In his October 4, 2008 blog entitled Facebook – an educational resource? , Doug Johnson writes “Schools DO need to teach safety and privacy with all social networking tools. If we don’t, who will?” If I was still a grade 3-8 classroom teacher I think I would set up a Ning. What a great way to teach safe and appropriate use of social networking for grades 3-8 in a safe, moderated and meaningful setting (students aren’t supposed to be on Facebook until they’re 14 anyway!) Classroom projects and assignments, resources, questions, discussions and reflections could be collected into one advertisement-free Ning.

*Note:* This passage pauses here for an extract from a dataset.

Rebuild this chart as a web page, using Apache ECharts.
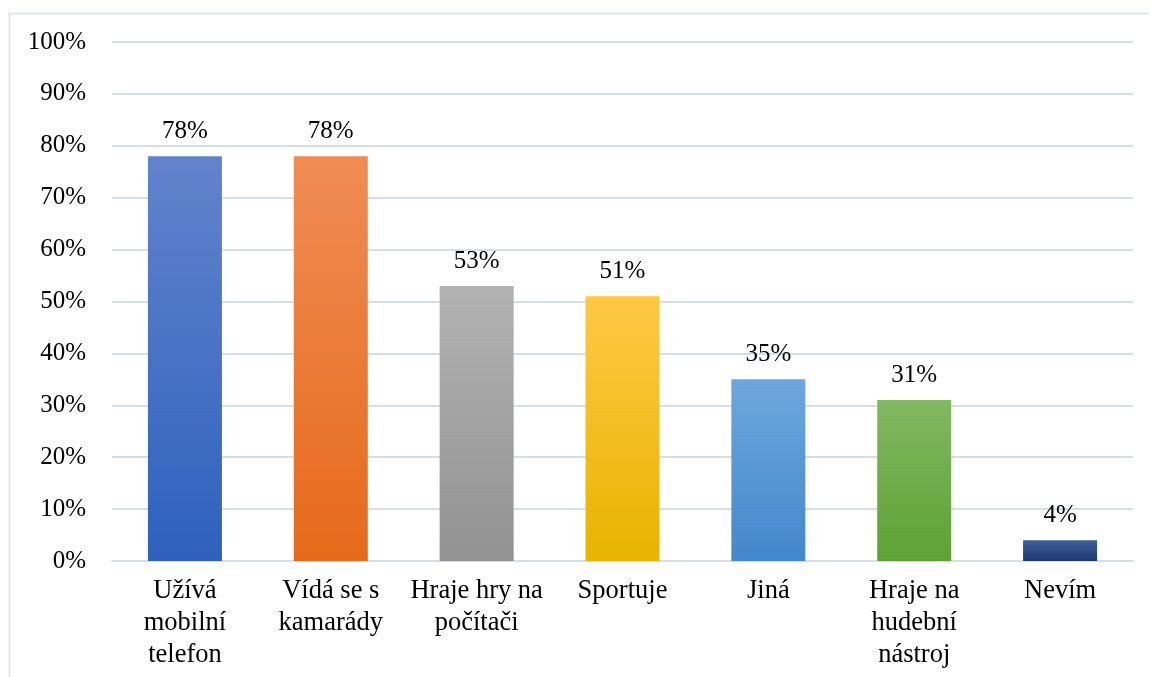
<!DOCTYPE html>
<html>
<head>
<meta charset="utf-8">
<script src="https://cdn.jsdelivr.net/npm/echarts@6/dist/echarts.min.js"></script>
<style>
html,body{margin:0;padding:0;background:#fff;}
#c{width:1149px;height:677px;}
</style>
</head>
<body>
<div id="c"></div>
<script>
const categories = ['Užívá\nmobilní\ntelefon', 'Vídá se s\nkamarády', 'Hraje hry na\npočítači', 'Sportuje', 'Jiná', 'Hraje na\nhudební\nnástroj', 'Nevím'];
const values = [78, 78, 53, 51, 35, 31, 4];
const yTicks = [0, 10, 20, 30, 40, 50, 60, 70, 80, 90, 100];
const barColors = [
  ['#6283CC', '#2E61BD'],
  ['#F08C55', '#E66A1A'],
  ['#B2B2B2', '#929292'],
  ['#FFC845', '#E8B400'],
  ['#6EA7DD', '#4388CC'],
  ['#82B862', '#5DA133'],
  ['#3F5E98', '#1C3874']
];
const FONT = '"Liberation Serif", "Times New Roman", serif';
const chart = echarts.init(document.getElementById('c'));
chart.setOption({
  animation: false,
  backgroundColor: '#fff',
  graphic: [{
    type: 'rect',
    shape: { x: 9.5, y: 13.5, width: 1300, height: 800 },
    style: { fill: 'none', stroke: '#D9DEE5', lineWidth: 1.5 },
    silent: true
  }],
  grid: { left: 112, right: 16, top: 42, bottom: 116, containLabel: false },
  xAxis: {
    type: 'category',
    data: categories,
    axisLine: { show: true, lineStyle: { color: '#D9DEE5', width: 2 } },
    axisTick: { show: false },
    axisLabel: {
      color: '#000', fontFamily: FONT, fontSize: 26.5, lineHeight: 32,
      margin: 14, interval: 0, align: 'center'
    }
  },
  yAxis: {
    type: 'value',
    min: 0, max: 100, interval: 10,
    axisLine: { show: false },
    axisTick: { show: false },
    splitLine: { lineStyle: { color: '#D9DEE5', width: 2 } },
    axisLabel: {
      color: '#000', fontFamily: FONT, fontSize: 25, margin: 26,
      formatter: function (v) { return yTicks.indexOf(v) >= 0 ? v + '%' : ''; }
    }
  },
  series: [{
    type: 'bar',
    barWidth: 74,
    data: values.map(function (v, i) {
      return {
        value: v,
        itemStyle: {
          color: new echarts.graphic.LinearGradient(0, 0, 0, 1, [
            { offset: 0, color: barColors[i][0] },
            { offset: 1, color: barColors[i][1] }
          ])
        }
      };
    }),
    label: {
      show: true, position: 'top', distance: 12,
      color: '#000', fontFamily: FONT, fontSize: 25,
      formatter: function (p) { return p.value + '%'; }
    }
  }]
});
</script>
</body>
</html>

For younger students I’d start with using the activities and resources from Kids in the Know to teach safe and appropriate internet use for younger students. This is a program supported by The Winnipeg School Division. I’d set up a classroom Twitter community for grade 1 or 2 students. When I was a grade 1 and 2 classroom teacher I would spend countless hours preparing nifty little paper booklets in a variety of motivating styles and shapes to keep the students interest in writing. It would take a lot less time and be even more motivating to students to set up a monitored Twitter network for classroom collections of writings and reflections on the occasional classroom topic or theme using school division e-mail addresses and passwords that the teacher will also know. It would be easy for a teacher to pre-teach expectations, monitor and intervene if inappropriate comments appear. Teachers could also monitor outside activity and teach students about online safety should outsiders choose to follow.

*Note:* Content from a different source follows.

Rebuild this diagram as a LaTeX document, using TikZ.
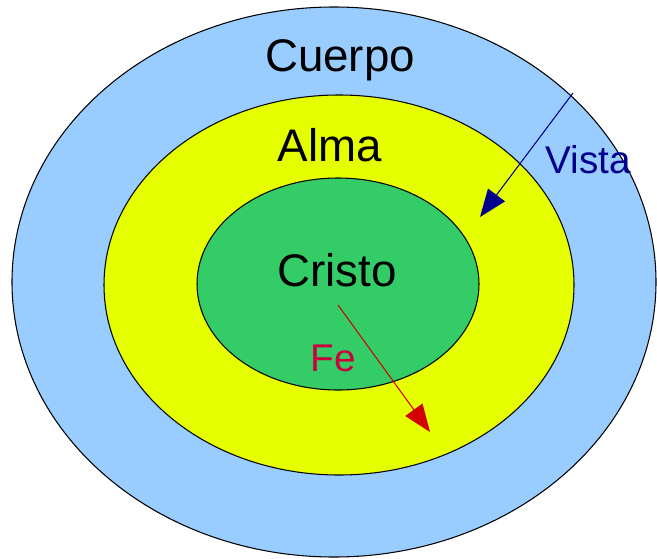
\documentclass[tikz,border=0pt]{standalone}
\usepackage{fontspec}
\setmainfont{Liberation Sans}
\usetikzlibrary{arrows.meta}
\definecolor{cuerpoblue}{RGB}{153,204,255}
\definecolor{almayellow}{RGB}{230,255,0}
\definecolor{cristogreen}{RGB}{51,204,102}
\definecolor{vistanavy}{RGB}{0,0,140}
\definecolor{fered}{RGB}{204,0,60}
\definecolor{arrowred}{RGB}{210,0,0}

\begin{document}
\begin{tikzpicture}
			%%%%% START %%%%%
			\useasboundingbox (0, 0) rectangle (13.14, 11.16);
			
			\draw[line width=0.6pt, fill=cuerpoblue] (6.68, 5.52) ellipse (6.44 and 5.5);
			\draw[line width=0.6pt, fill=almayellow] (6.78, 5.46) ellipse (4.7 and 3.8);
			\draw[line width=0.6pt, fill=cristogreen] (6.76, 5.48) ellipse (2.82 and 2.12);
			
			\node (cuerpo) at (6.80, 9.96) {\fontsize{26}{30}\selectfont Cuerpo};
			\node (alma) at (6.60, 8.26) {\fontsize{26}{30}\selectfont Alma};
			\node (cristo) at (6.74, 5.76) {\fontsize{26}{30}\selectfont Cristo};
			\node[color=vistanavy] (vista) at (11.76, 7.96) {\fontsize{22}{26}\selectfont Vista};
			\node[color=fered] (fe) at (6.66, 4.0) {\fontsize{22}{26}\selectfont Fe};
			
			\coordinate (vistastart) at (11.46, 9.30);
			\coordinate (vistaend) at (9.60, 6.82);
			\coordinate (festart) at (6.76, 5.06);
			\coordinate (feend) at (8.60, 2.52);
			
			\draw[line width=0.6pt, color=vistanavy, -{Triangle[length=0.55cm, width=0.42cm]}] (vistastart) -- (vistaend);
			\draw[line width=0.6pt, color=arrowred, -{Triangle[length=0.55cm, width=0.42cm]}] (festart) -- (feend);
			
			%%%%% END %%%%%
		\end{tikzpicture}
\end{document}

For senior high and adult students – I say let’s get all the social networking sites unblocked and allow students to use them in authentic ways for learning. So what if their private and personal lives intersect with their academic learning now and then? It’s still an engaging way to enhance literacy skills and it’s helped me lighten up and enjoy my journey into Web 2.0 a little more than I would have otherwise.
When I just reviewed my http://twitter.com/mikisew I realized it’s partly a journal of my journey into Web 2.0 over the past several weeks. I then realized that Twitter would be a fabulous tool for students to use as a starter for a journal or reflection journal when they’re working through an inquiry project.
Educational administrators and educators need to embrace social networking tools and capitalize on their popularity and potential for education – not ban them!